§ Goal of the exercise:
Only the lines from the start of the data through the line containing "2.5e-2, 5.0e-2, 7.5e-2];" should be written out, exactly as they are, with both ends included and the pictures left out.

§ Given material:
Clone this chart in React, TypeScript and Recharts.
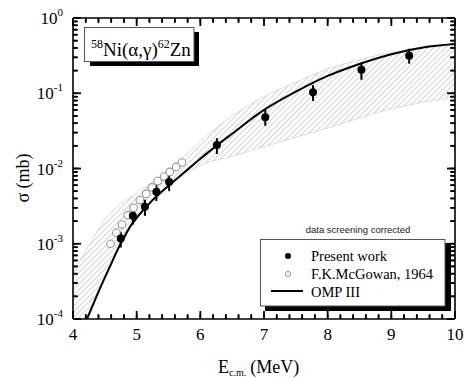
import React from 'react';
import { ComposedChart, XAxis, YAxis, Line, Area, Scatter, ErrorBar } from 'recharts';

// present work (filled dots with error bars)
const PW_E = [4.75, 4.94, 5.13, 5.31, 5.51, 6.26, 7.02, 7.77, 8.53, 9.28];
const PW_S = [1.17e-3, 2.35e-3, 3.1e-3, 4.9e-3, 6.6e-3, 2.05e-2, 4.8e-2, 1.03e-1, 2.05e-1, 3.15e-1];
const PW_ERR_LO = [2.8e-4, 5.5e-4, 7.5e-4, 1.2e-3, 1.6e-3, 4.9e-3, 1.1e-2, 2.4e-2, 5.4e-2, 6.8e-2];
const PW_ERR_HI = [2.7e-4, 5.5e-4, 7.5e-4, 1.2e-3, 1.5e-3, 4.8e-3, 1.2e-2, 2.5e-2, 5.0e-2, 7.5e-2];

// F.K.McGowan, 1964 (open circles)
const MG_E = [4.59, 4.68, 4.77, 4.86, 4.95, 5.05, 5.15, 5.24, 5.33, 5.43, 5.52, 5.62, 5.71];
const MG_S = [1.0e-3, 1.4e-3, 1.8e-3, 2.4e-3, 3.0e-3, 3.8e-3, 4.6e-3, 5.6e-3, 6.8e-3, 7.8e-3, 9.0e-3, 1.05e-2, 1.2e-2];

// OMP III calculation
const CURVE_E = [4.22, 4.3, 4.4, 4.5, 4.6, 4.7, 4.8, 4.9, 5.0, 5.25, 5.5, 5.75, 6.0, 6.25, 6.5, 7.0, 7.5, 8.0, 8.5, 9.0, 9.5, 10];
const CURVE_S = [1.0e-4, 1.45e-4, 2.3e-4, 3.55e-4, 5.4e-4, 8.3e-4, 1.2e-3, 1.7e-3, 2.2e-3, 3.8e-3, 5.9e-3, 8.9e-3, 1.35e-2, 2.0e-2, 2.9e-2, 6.0e-2, 1.05e-1, 1.7e-1, 2.45e-1, 3.3e-1, 4.05e-1, 4.5e-1];

// hatched uncertainty band
const BAND_E = [4.0, 4.25, 4.5, 4.75, 5.0, 5.25, 5.5, 5.75, 6.0, 6.5, 7.0, 7.5, 8.0, 8.5, 9.0, 9.5, 10];
const BAND_LO = [4.0e-5, 1.15e-4, 3.6e-4, 1.1e-3, 2.25e-3, 3.8e-3, 5.9e-3, 8.3e-3, 1.1e-2, 1.45e-2, 1.95e-2, 2.6e-2, 3.45e-2, 4.7e-2, 6.2e-2, 7.6e-2, 8.9e-2];
const BAND_HI = [4.2e-4, 9.5e-4, 2.1e-3, 3.4e-3, 4.7e-3, 6.6e-3, 9.4e-3, 1.45e-2, 2.3e-2, 5.0e-2, 9.0e-2, 1.4e-1, 2.1e-1, 2.8e-1, 3.5e-1, 4.1e-1, 4.6e-1];

// axis ticks
const X_TICKS = [4, 4.2, 4.4, 4.6, 4.8, 5, 5.2, 5.4, 5.6, 5.8, 6, 6.2, 6.4, 6.6, 6.8, 7, 7.2, 7.4, 7.6, 7.8, 8, 8.2, 8.4, 8.6, 8.8, 9, 9.2, 9.4, 9.6, 9.8, 10];
const Y_TICKS = [
  1e-4, 2e-4, 3e-4, 4e-4, 5e-4, 6e-4, 7e-4, 8e-4, 9e-4,
  1e-3, 2e-3, 3e-3, 4e-3, 5e-3, 6e-3, 7e-3, 8e-3, 9e-3,
  1e-2, 2e-2, 3e-2, 4e-2, 5e-2, 6e-2, 7e-2, 8e-2, 9e-2,
  1e-1, 2e-1, 3e-1, 4e-1, 5e-1, 6e-1, 7e-1, 8e-1, 9e-1, 1,
];
const Y_LABELS: Record<string, string> = { '0.0001': '-4', '0.001': '-3', '0.01': '-2', '0.1': '-1', '1': '0' };

const pwData = PW_E.map((e, i) => ({ e, s: PW_S[i], err: [PW_ERR_LO[i], PW_ERR_HI[i]] }));
const mgData = MG_E.map((e, i) => ({ e, s: MG_S[i] }));
const curveData = CURVE_E.map((e, i) => ({ e, s: CURVE_S[i] }));
const bandData = BAND_E.map((e, i) => ({ e, band: [BAND_LO[i], BAND_HI[i]] }));

const majorX = (v: number) => Math.abs(v - Math.round(v)) < 1e-6;

// built-in tick lines point inward (negative tickSize); the margin brings x/y back to the frame
const TICK_SIZE = -5;
const TICK_MARGIN = 5;

const BottomTick = (p: any) => {
  const x = Number(p.x), y = Number(p.y);
  const m = majorX(p.payload.value);
  return (
    <g>
      <path d={`M${x},${y}V${y - (m ? 8 : 4)}`} stroke="#000" strokeWidth={1.8} fill="none" />
      {m && (
        <text x={x} y={y + 21} textAnchor="middle" fontSize={17} fontFamily="Liberation Serif" fill="#000">
          {p.payload.value}
        </text>
      )}
    </g>
  );
};
const TopTick = (p: any) => {
  const x = Number(p.x), y = Number(p.y);
  const m = majorX(p.payload.value);
  return <g><path d={`M${x},${y}V${y + (m ? 8 : 4)}`} stroke="#000" strokeWidth={1.8} fill="none" /></g>;
};
const LeftTick = (p: any) => {
  const x = Number(p.x), y = Number(p.y);
  const lab = Y_LABELS[String(p.payload.value)];
  return (
    <g>
      <path d={`M${x},${y}H${x + (lab ? 8 : 4)}`} stroke="#000" strokeWidth={1.8} fill="none" />
      {lab && (
        <text x={x - 10} y={y + 6} textAnchor="end" fontSize={17} fontFamily="Liberation Serif" fill="#000">
          10<tspan fontSize={11} dy={-8}>{lab}</tspan>
        </text>
      )}
    </g>
  );
};
const RightTick = (p: any) => {
  const x = Number(p.x), y = Number(p.y);
  const lab = Y_LABELS[String(p.payload.value)];
  return <g><path d={`M${x},${y}H${x - (lab ? 8 : 4)}`} stroke="#000" strokeWidth={1.8} fill="none" /></g>;
};

const AXIS_LINE = { stroke: '#000', strokeWidth: 1.6 };
const TICK_LINE = { stroke: '#000', strokeWidth: 1.5 };

export default function App() {
  return (
    <div style={{ position: 'absolute', left: 0, top: 0, width: 464, height: 378, background: '#fff' }}>
      <svg width={464} height={378} style={{ position: 'absolute', left: 0, top: 0 }}>
        {/* reaction label */}
        <rect x={90} y={32} width={109} height={34} fill="#000" />
        <rect x={84.5} y={27.5} width={109.5} height={34} fill="#fff" stroke="#555" strokeWidth={1} />
        <text x={91} y={56} fontSize={19} fontFamily="Liberation Serif" fill="#000">
          <tspan fontSize={12} dy={-8}>58</tspan>
          <tspan dy={8}>Ni(α,γ)</tspan>
          <tspan fontSize={12} dy={-8}>62</tspan>
          <tspan dy={8}>Zn</tspan>
        </text>

        <text x={358} y={233} textAnchor="middle" fontSize={9.5} fontFamily="Liberation Sans" fill="#222">
          data screening corrected
        </text>

        {/* legend */}
        <rect x={265} y={243} width={186} height={68} fill="#000" />
        <rect x={260.5} y={239.5} width={184.5} height={66.5} fill="#fff" stroke="#555" strokeWidth={1} />
        <circle cx={288} cy={256} r={3} fill="#000" />
        <text x={311} y={261} fontSize={14.5} fontFamily="Liberation Serif" fill="#000">Present work</text>
        <circle cx={288} cy={274} r={2.6} fill="#fff" stroke="#9a9a9a" strokeWidth={1} />
        <text x={311} y={279} fontSize={14.5} fontFamily="Liberation Serif" fill="#000">F.K.McGowan, 1964</text>
        <line x1={271} x2={303} y1={291} y2={291} stroke="#000" strokeWidth={2} />
        <text x={311} y={297} fontSize={14.5} fontFamily="Liberation Serif" fill="#000">OMP III</text>

        {/* axis titles */}
        <text x={218} y={373} fontSize={18} fontFamily="Liberation Serif" fill="#000">
          E<tspan fontSize={10} dy={3}>c.m.</tspan>
          <tspan dy={-3} dx={4}>(MeV)</tspan>
        </text>
        <text x={0} y={0} transform="translate(29 178) rotate(-90)" textAnchor="middle"
          fontSize={18} fontFamily="Liberation Serif" fill="#000">
          σ (mb)
        </text>
      </svg>

      <ComposedChart width={464} height={378} margin={{ top: 0, right: 0, bottom: 0, left: 0 }}>
        <defs>
          <pattern id="hatch" width="4" height="4" patternUnits="userSpaceOnUse" patternTransform="rotate(45)">
            <line x1="0" y1="0" x2="0" y2="4" stroke="#8a8a8a" strokeWidth="0.75" />
          </pattern>
        </defs>
        <XAxis dataKey="e" type="number" domain={[4, 10]} ticks={X_TICKS} interval={0} height={59}
          tickSize={TICK_SIZE} tickMargin={TICK_MARGIN} axisLine={AXIS_LINE} tickLine={TICK_LINE}
          stroke="#000" tick={BottomTick} />
        <XAxis xAxisId="top" orientation="top" dataKey="e" type="number" domain={[4, 10]} ticks={X_TICKS}
          interval={0} height={18} tickSize={TICK_SIZE} tickMargin={TICK_MARGIN} axisLine={AXIS_LINE}
          tickLine={TICK_LINE} stroke="#000" tick={TopTick} />
        <YAxis type="number" scale="log" domain={[1e-4, 1]} ticks={Y_TICKS} interval={0} allowDataOverflow width={73}
          tickSize={TICK_SIZE} tickMargin={TICK_MARGIN} axisLine={AXIS_LINE} tickLine={TICK_LINE}
          stroke="#000" tick={LeftTick} />
        <YAxis yAxisId="right" orientation="right" type="number" scale="log" domain={[1e-4, 1]} ticks={Y_TICKS}
          interval={0} allowDataOverflow width={9} tickSize={TICK_SIZE} tickMargin={TICK_MARGIN}
          axisLine={AXIS_LINE} tickLine={TICK_LINE} stroke="#000" tick={RightTick} />
        <Area data={bandData} dataKey="band" type="monotone" fill="url(#hatch)" fillOpacity={1}
          stroke="#c8c8c8" strokeWidth={0.6} isAnimationActive={false} />
        {/* carries the top and right axes so that their ticks are drawn */}
        <Line xAxisId="top" yAxisId="right" data={curveData} dataKey="s" stroke="none" dot={false}
          activeDot={false} isAnimationActive={false} />
        <Scatter data={mgData} dataKey="s" isAnimationActive={false}
          shape={(p: any) => <circle cx={p.cx} cy={p.cy} r={3.8} fill="#fff" stroke="#999" strokeWidth={1.1} />} />
        <Line data={curveData} dataKey="s" type="monotone" stroke="#000" strokeWidth={2}
          dot={false} activeDot={false} isAnimationActive={false} />
        <Scatter data={pwData} dataKey="s" isAnimationActive={false}
          shape={(p: any) => <circle cx={p.cx} cy={p.cy} r={4} fill="#000" />}>
          <ErrorBar dataKey="err" direction="y" width={0} stroke="#000" strokeWidth={2} isAnimationActive={false} />
        </Scatter>
      </ComposedChart>
    </div>
  );
}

§ Reply to the task:
Clone this chart in React, TypeScript and Recharts.
import React from 'react';
import { ComposedChart, XAxis, YAxis, Line, Area, Scatter, ErrorBar } from 'recharts';

// present work (filled dots with error bars)
const PW_E = [4.75, 4.94, 5.13, 5.31, 5.51, 6.26, 7.02, 7.77, 8.53, 9.28];
const PW_S = [1.17e-3, 2.35e-3, 3.1e-3, 4.9e-3, 6.6e-3, 2.05e-2, 4.8e-2, 1.03e-1, 2.05e-1, 3.15e-1];
const PW_ERR_LO = [2.8e-4, 5.5e-4, 7.5e-4, 1.2e-3, 1.6e-3, 4.9e-3, 1.1e-2, 2.4e-2, 5.4e-2, 6.8e-2];
const PW_ERR_HI = [2.7e-4, 5.5e-4, 7.5e-4, 1.2e-3, 1.5e-3, 4.8e-3, 1.2e-2, 2.5e-2, 5.0e-2, 7.5e-2];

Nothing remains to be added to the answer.